Library of Congress, Digital Collections (must be before 1865)
There are many subheadings under this heading, many of which are post 1865. But here a student will find the papers of Abraham Lincoln, the Alexander Hamilton Stevens Papers (vice president of the Confederacy), Andrew Jackson Papers, Song Sheets from the period, Narratives from early California, John Tyler Papers, and a host of others.
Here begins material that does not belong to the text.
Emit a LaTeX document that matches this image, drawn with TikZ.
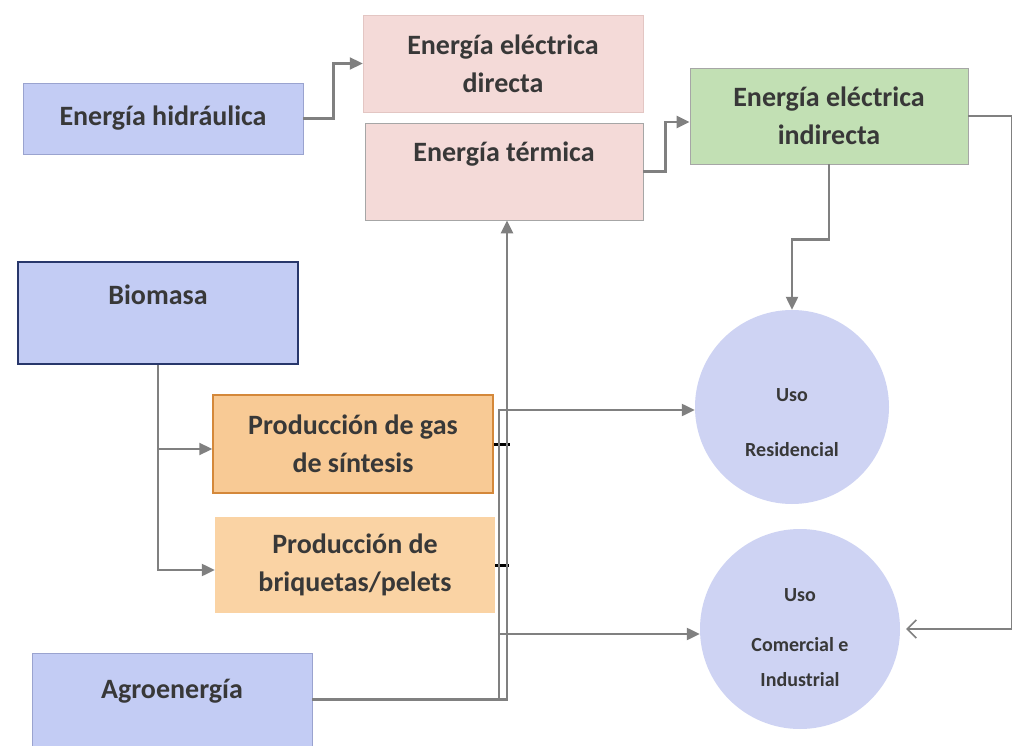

The National Archives Experience: Digital Vaults
An assembly of digital images from the National Archives. Choosing “Search” in the banner at the bottom of the screen allows you to keyword search or browse the collection using tags. Presidents, states, specific wars, and even taxes are among the various tags. Once you’ve made your selection the archive may produce photographs, maps, or documents related to your topic. These are digital images of original sources so there are often imperfections and handwritten correspondence. Most likely this site will be a useful supplement to your research but not the main source of information.
National Archives: Docs Teach
Thousands of primary source documents ranging from the Seven Years War through the present are available from the National Archives. This is American history in the raw, only short descriptions accompany images of original documents, photographs, and maps. Limit your search to three historical eras: Revolution and the New Nation (1754-1820s), Expansion and Reform (1801-1861), and Civil War and Reconstruction (1850-1877). Having selected an era you can browse or keyword search to help locate your subject of interest.
Teaching American History: Documents
Historical eras are used to divide a limited number of historically significant letters, speeches, and government documents. Transcriptions of primary sources from the Colonial Era through the Civil War Era make this library particularly easy to use. Important topics and/or people are included within each time period although the number of documents included for each varies significantly.